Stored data
▬▬▬

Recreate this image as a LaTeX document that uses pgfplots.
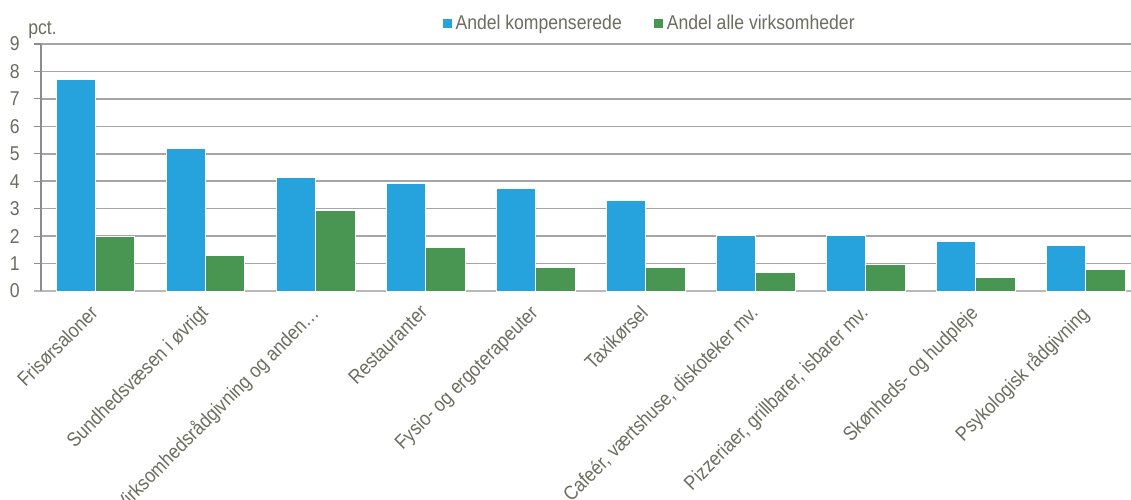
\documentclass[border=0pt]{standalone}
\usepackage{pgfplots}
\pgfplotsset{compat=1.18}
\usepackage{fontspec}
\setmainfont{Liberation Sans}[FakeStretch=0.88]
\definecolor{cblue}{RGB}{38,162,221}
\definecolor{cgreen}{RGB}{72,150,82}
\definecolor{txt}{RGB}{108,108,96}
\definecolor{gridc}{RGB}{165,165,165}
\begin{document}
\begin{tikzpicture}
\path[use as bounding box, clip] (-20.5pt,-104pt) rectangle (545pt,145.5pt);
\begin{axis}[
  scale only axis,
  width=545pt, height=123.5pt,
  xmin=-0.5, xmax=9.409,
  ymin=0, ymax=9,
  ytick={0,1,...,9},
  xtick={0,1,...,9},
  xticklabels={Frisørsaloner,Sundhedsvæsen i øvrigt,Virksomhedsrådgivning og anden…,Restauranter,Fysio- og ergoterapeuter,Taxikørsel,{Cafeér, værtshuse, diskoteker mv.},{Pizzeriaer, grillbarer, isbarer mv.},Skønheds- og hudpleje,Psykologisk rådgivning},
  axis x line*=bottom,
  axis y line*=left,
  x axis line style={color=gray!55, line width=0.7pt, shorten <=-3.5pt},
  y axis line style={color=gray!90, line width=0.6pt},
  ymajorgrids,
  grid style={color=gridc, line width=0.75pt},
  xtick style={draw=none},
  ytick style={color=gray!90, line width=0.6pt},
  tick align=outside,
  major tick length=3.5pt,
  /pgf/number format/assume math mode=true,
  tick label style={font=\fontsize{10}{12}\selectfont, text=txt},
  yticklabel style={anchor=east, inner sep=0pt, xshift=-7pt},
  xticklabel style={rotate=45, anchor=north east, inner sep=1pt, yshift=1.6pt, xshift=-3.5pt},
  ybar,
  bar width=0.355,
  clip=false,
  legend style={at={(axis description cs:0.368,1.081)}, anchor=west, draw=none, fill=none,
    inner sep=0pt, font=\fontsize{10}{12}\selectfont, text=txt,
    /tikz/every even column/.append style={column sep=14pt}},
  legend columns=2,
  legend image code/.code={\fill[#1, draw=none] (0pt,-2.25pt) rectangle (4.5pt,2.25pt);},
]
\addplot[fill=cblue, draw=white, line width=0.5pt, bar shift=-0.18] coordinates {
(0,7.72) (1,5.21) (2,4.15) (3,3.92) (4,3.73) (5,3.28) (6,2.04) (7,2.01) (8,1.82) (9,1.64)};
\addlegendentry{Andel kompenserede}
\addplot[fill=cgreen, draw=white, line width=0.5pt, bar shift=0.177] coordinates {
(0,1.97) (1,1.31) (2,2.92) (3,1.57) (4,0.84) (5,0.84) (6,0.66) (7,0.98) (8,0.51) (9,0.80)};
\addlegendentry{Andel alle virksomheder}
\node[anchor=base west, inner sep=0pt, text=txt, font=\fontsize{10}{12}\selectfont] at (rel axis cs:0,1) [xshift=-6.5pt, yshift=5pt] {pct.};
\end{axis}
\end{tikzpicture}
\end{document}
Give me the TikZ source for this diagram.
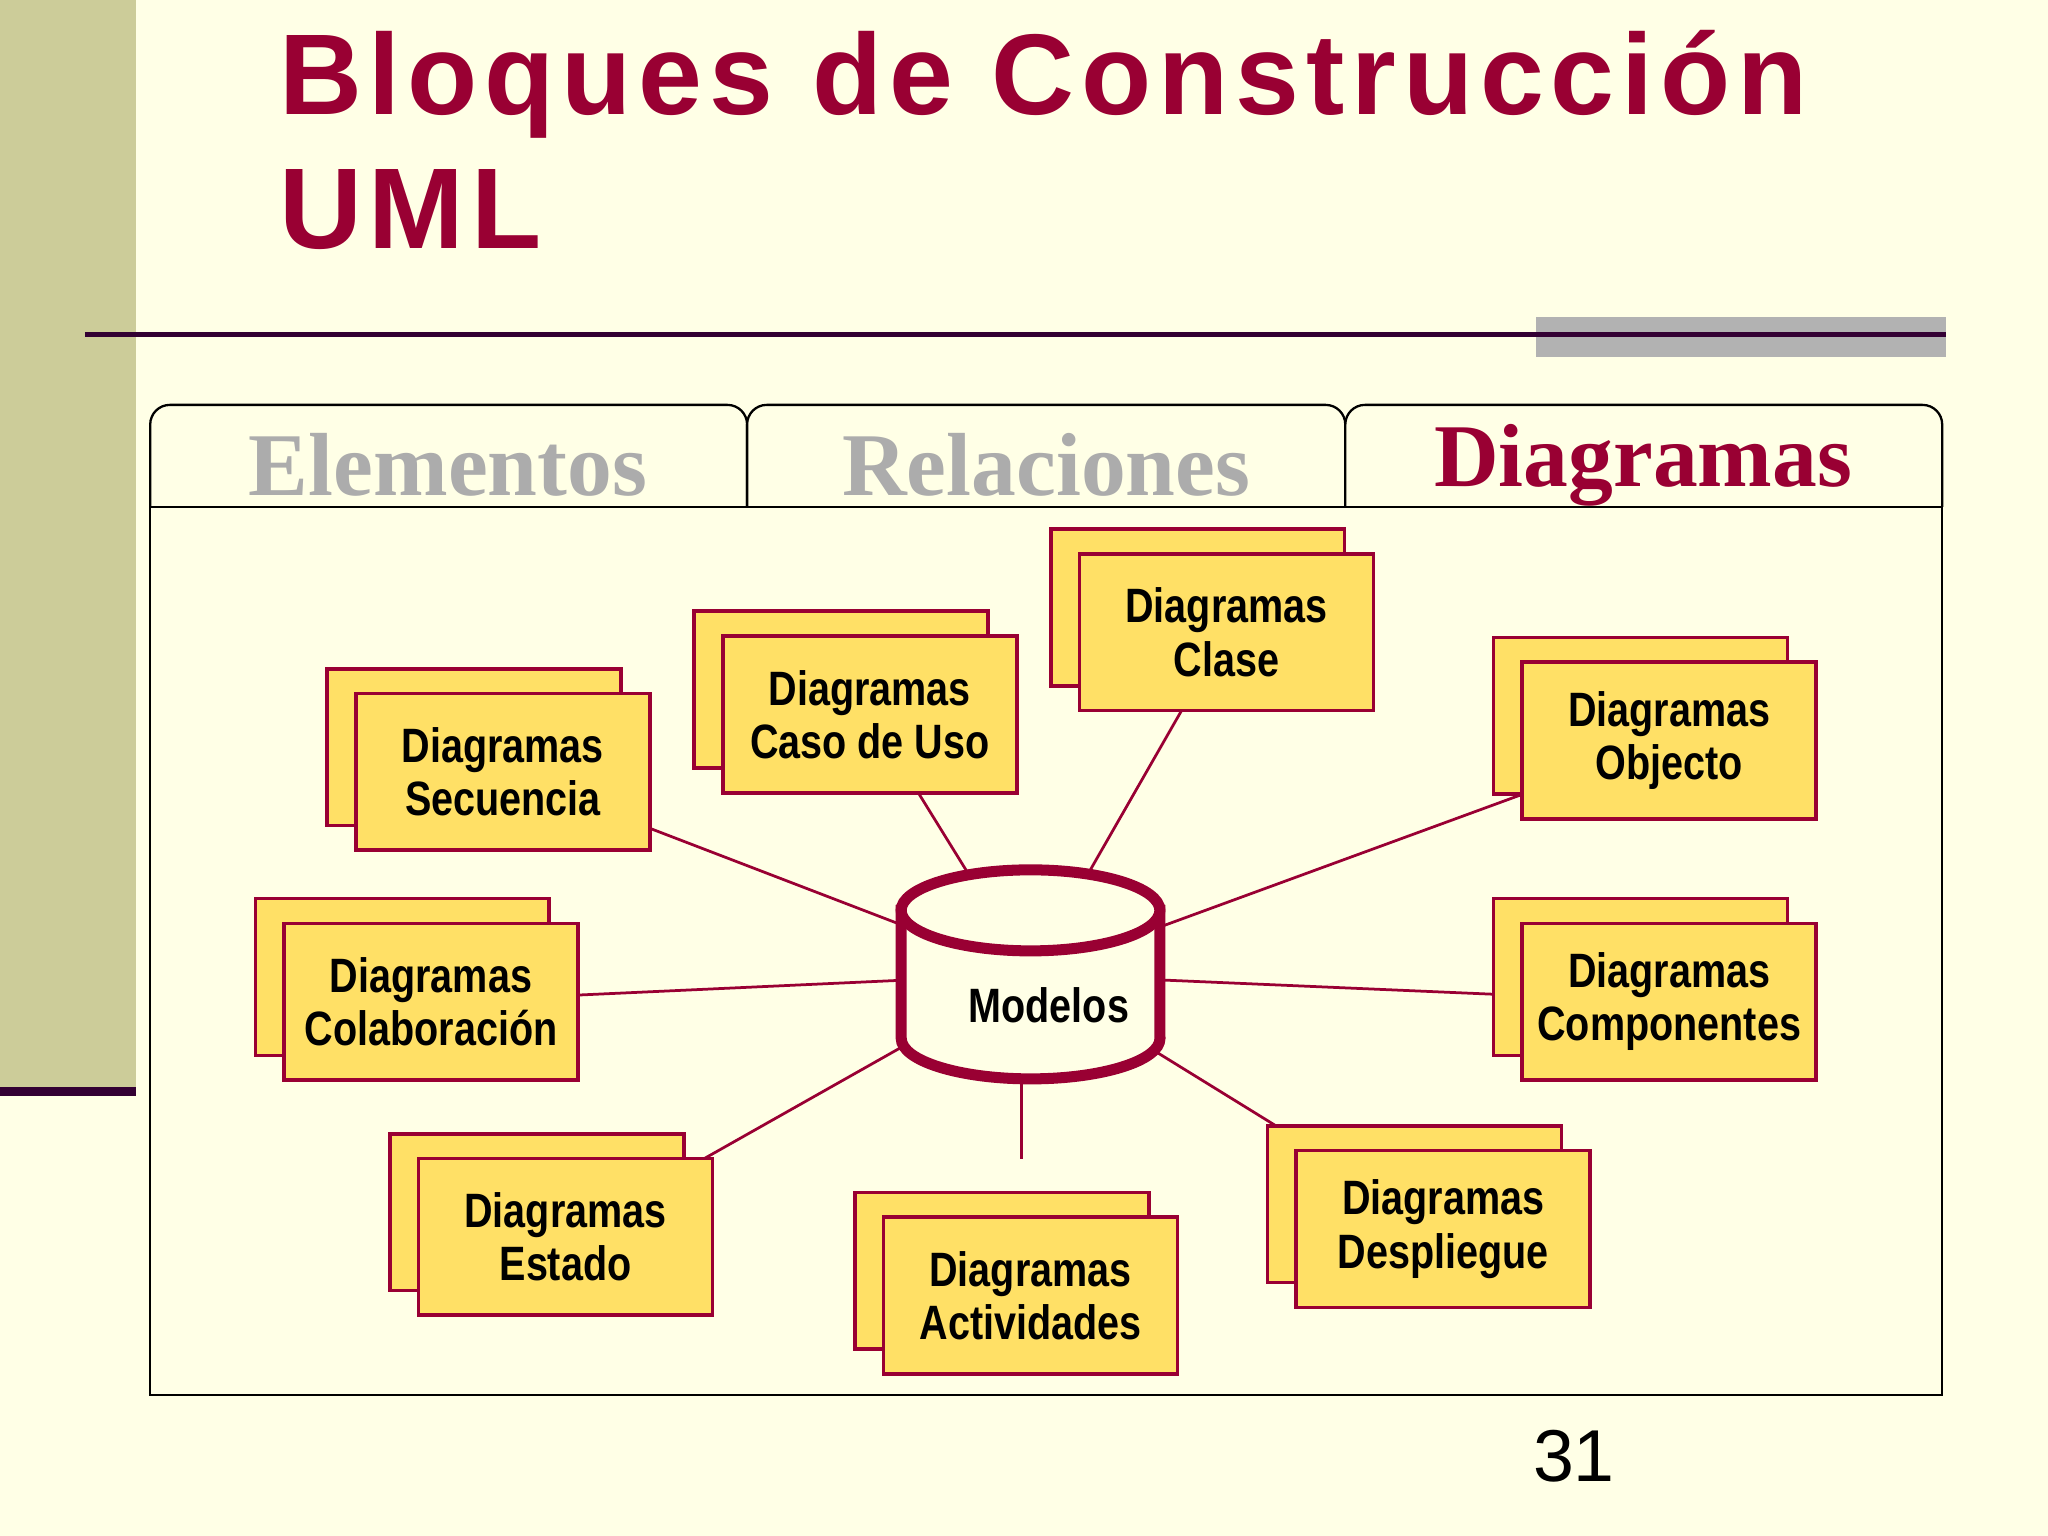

▬▬▬

Copy each line exactly, and leave the pictures out of your copy.

In response:
Recreate this image as a LaTeX document that uses pgfplots.
\documentclass[border=0pt]{standalone}
\usepackage{pgfplots}
\pgfplotsset{compat=1.18}
\usepackage{fontspec}
\setmainfont{Liberation Sans}[FakeStretch=0.88]
\definecolor{cblue}{RGB}{38,162,221}
\definecolor{cgreen}{RGB}{72,150,82}
\definecolor{txt}{RGB}{108,108,96}
\definecolor{gridc}{RGB}{165,165,165}
\begin{document}
\begin{tikzpicture}
\path[use as bounding box, clip] (-20.5pt,-104pt) rectangle (545pt,145.5pt);
\begin{axis}[
  scale only axis,
  width=545pt, height=123.5pt,
  xmin=-0.5, xmax=9.409,
  ymin=0, ymax=9,
  ytick={0,1,...,9},
  xtick={0,1,...,9},
  xticklabels={Frisørsaloner,Sundhedsvæsen i øvrigt,Virksomhedsrådgivning og anden…,Restauranter,Fysio- og ergoterapeuter,Taxikørsel,{Cafeér, værtshuse, diskoteker mv.},{Pizzeriaer, grillbarer, isbarer mv.},Skønheds- og hudpleje,Psykologisk rådgivning},
  axis x line*=bottom,
  axis y line*=left,
  x axis line style={color=gray!55, line width=0.7pt, shorten <=-3.5pt},
  y axis line style={color=gray!90, line width=0.6pt},
  ymajorgrids,
  grid style={color=gridc, line width=0.75pt},
  xtick style={draw=none},
  ytick style={color=gray!90, line width=0.6pt},
  tick align=outside,
  major tick length=3.5pt,
  /pgf/number format/assume math mode=true,
  tick label style={font=\fontsize{10}{12}\selectfont, text=txt},
  yticklabel style={anchor=east, inner sep=0pt, xshift=-7pt},
  xticklabel style={rotate=45, anchor=north east, inner sep=1pt, yshift=1.6pt, xshift=-3.5pt},
  ybar,
  bar width=0.355,
  clip=false,
  legend style={at={(axis description cs:0.368,1.081)}, anchor=west, draw=none, fill=none,
    inner sep=0pt, font=\fontsize{10}{12}\selectfont, text=txt,
    /tikz/every even column/.append style={column sep=14pt}},
  legend columns=2,
  legend image code/.code={\fill[#1, draw=none] (0pt,-2.25pt) rectangle (4.5pt,2.25pt);},
]
\addplot[fill=cblue, draw=white, line width=0.5pt, bar shift=-0.18] coordinates {
(0,7.72) (1,5.21) (2,4.15) (3,3.92) (4,3.73) (5,3.28) (6,2.04) (7,2.01) (8,1.82) (9,1.64)};
\addlegendentry{Andel kompenserede}
\addplot[fill=cgreen, draw=white, line width=0.5pt, bar shift=0.177] coordinates {
(0,1.97) (1,1.31) (2,2.92) (3,1.57) (4,0.84) (5,0.84) (6,0.66) (7,0.98) (8,0.51) (9,0.80)};
\addlegendentry{Andel alle virksomheder}
\node[anchor=base west, inner sep=0pt, text=txt, font=\fontsize{10}{12}\selectfont] at (rel axis cs:0,1) [xshift=-6.5pt, yshift=5pt] {pct.};
\end{axis}
\end{tikzpicture}
\end{document}
Give me the TikZ source for this diagram.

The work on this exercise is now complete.